I’m not the only one who thinks so. So does the British government, in a report published in late April. The Online Harms White Paper is a particularly remarkable document. It highlights the Trudeau government’s prodigious indolence in addressing these issues. It also describes various types of harm caused by online activities in general, and digital social platforms in particular. These range from mismanagement of personal data to crimes such as child abuse, fraud and misinformation (which is my area of interest).
Taking the digital bull by the horns
The report is remarkable because of the solutions it proposes — solutions that Canadian legislators must urgently consider. Digital technology is everywhere in today’s society, and regulating it is a crucial mission that requires the creation of a new independent body with legislative reach. I have identified four powers that are mentioned in the British report.
1. Accountability through fines and prosecutions
The European Union’s General Data Protection Regulation, adopted in 2016, already provides for fines of up to 20 million euros (CDN$30 million), or four per cent of a company’s worldwide annual profit. In the case of Facebook, this would represent more than CDN$3 billion.
The Online Harms report goes further by saying that business leaders should also be accountable in court if their company is liable for damage to British society. This is subject to future consultation, but mentioning it is revolutionary.
2. Disrupt the activities of delinquent companies
I rubbed my eyes in amazement when I read the recommendation: “Disruption of business activities” in the British report. The United Kingdom government is considering reserving the right to interfere with the activities of online businesses that do not comply with the regulations. What form might these disruptions take? Block internet traffic to problematic services? This extreme measure would only be taken in the most serious cases where the safety of citizens is clearly at stake.
3. Monitor algorithms
As Therrien pointed out in his report, his British counterpart already has investigative powers under the Data Protection Act of 2018. In the UK, a warrant can be used to show what happens to collected data. The act gives the British Information Commissioner investigative powers that are very similar to those available to police officers.

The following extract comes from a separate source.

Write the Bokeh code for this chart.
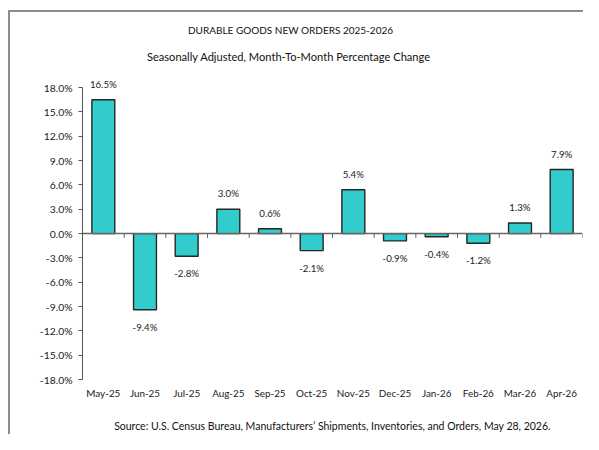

Although these powers are already light years away from what is possible in Canada, the Online Harms report goes even further by proposing upstream monitoring of algorithms. It wants to require companies that use collected data to publish annual transparency reports. The regulator will need to be able to comprehend what is being done with citizens’ data and understand how the algorithms of the web giants work. Companies that refuse will be subject to penalties.
4. Collaborate with researchers
Finally, the British report welcomes the opening of some platforms to collaboration with the academic research community. However, in my point of view, it is not demanding enough in this crucial respect.
It is precisely one of the roles of research to study societal phenomena. As more and more of these phenomena occur in private online platforms, the law must require companies to open their windows for researchers to observe what’s happening inside.
Most platforms, like Google, Twitter or Facebook, have application programming interfaces or APIs. Researchers have been using them to study, for example, the polarization of political discourse or the spread of misinformation.
But not all platforms have APIs. Twitter has a fairly open and data-rich API. But Instagram and WhatsApp, both of which belong to Facebook, have none that can be used by researchers. Not being able to understand how information flows through these platforms is a concern, and it’s in the public interest to understand the flow of information on digital social media.
In April 2018, the Association of Internet Researchers (AoIR) asked online platforms to give researchers access to their data through APIs specifically dedicated to scientific research. For the most part, the web giants have remained deaf to this petition. Here again, it is up to legislators to force their hands in the public interest.
I have a wish for 2020: that the Trudeau government enters the 21st century, that it stops cowering in front of the big tech companies like Google, Amazon, Facebook and Apple, and that it adopts laws that will finally allow Canadians to know and understand what these companies really do with their data.
This should be a top issue in the upcoming federal election campaign.